Nov 13, 2007

Since that day, she felt...

music: "Oda Kazumasa - Masshiro"
mood:

Since that day, she felt..

"I guess I can smile happily now. the wound still there but I am a bit relief after those teary days. I don't exactly remember for how long I remain like that. for sure these days I am getting better. finally I heal myself. yes god knows how i've been through."

"hating him?
don't seem to have that. forgiven?
I am not sure it's the best answer.
freedom?
yes, that's so true.
I am a different person now. regret?
still have those but everyday becomes less and less. lonely?
am I experiencing loneliness?"

"not exactly. my heart is empty but I don't feel loneliness there. it's kind of relief and I continue life as usual. (laughs) when I saw couples passing in front of me, I don't get jealous. it's not that I am denying, just the matter of seeing that as normal."

"I don't feel anything towards romantic feeling. to have someone nearby is lucky, but I stop seeing someone just for the sake of filling the emptiness. I guess i've changed a bit. my befriend got lucky too. plan to marry few number of years. i thought "woah!" it's cool. I am happy for her. miss her so much. she has been worried about me. I told her to stop. because I am fine now.

"move on? yes indeed. I am not scared anymore.
but she asked "why your heart is frozen? not accepting anyone?"
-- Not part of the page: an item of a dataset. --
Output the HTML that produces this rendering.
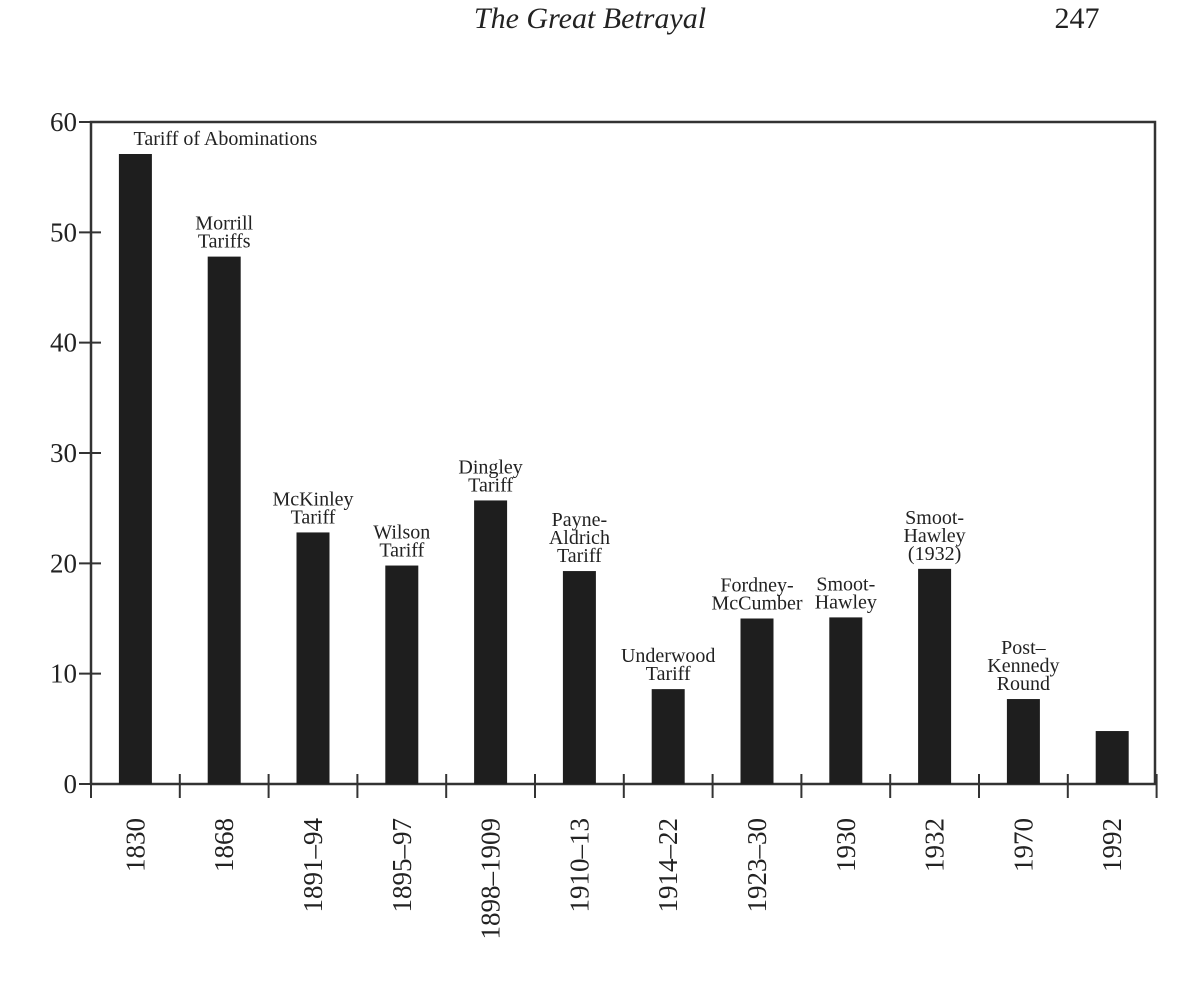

"I laugh and grin at her. then I answered "my heart tells me to stop. it's time to forget things that make you sad. so that's how I act these days. not being cold. I befriend with lots of people. but I am not excited about having someone yet." she nodded. agree? well it could be. I guess to walk to that door,... enjoying life as free as I can."

"what else do I need if I am that happy right? do you think so?"


she ended...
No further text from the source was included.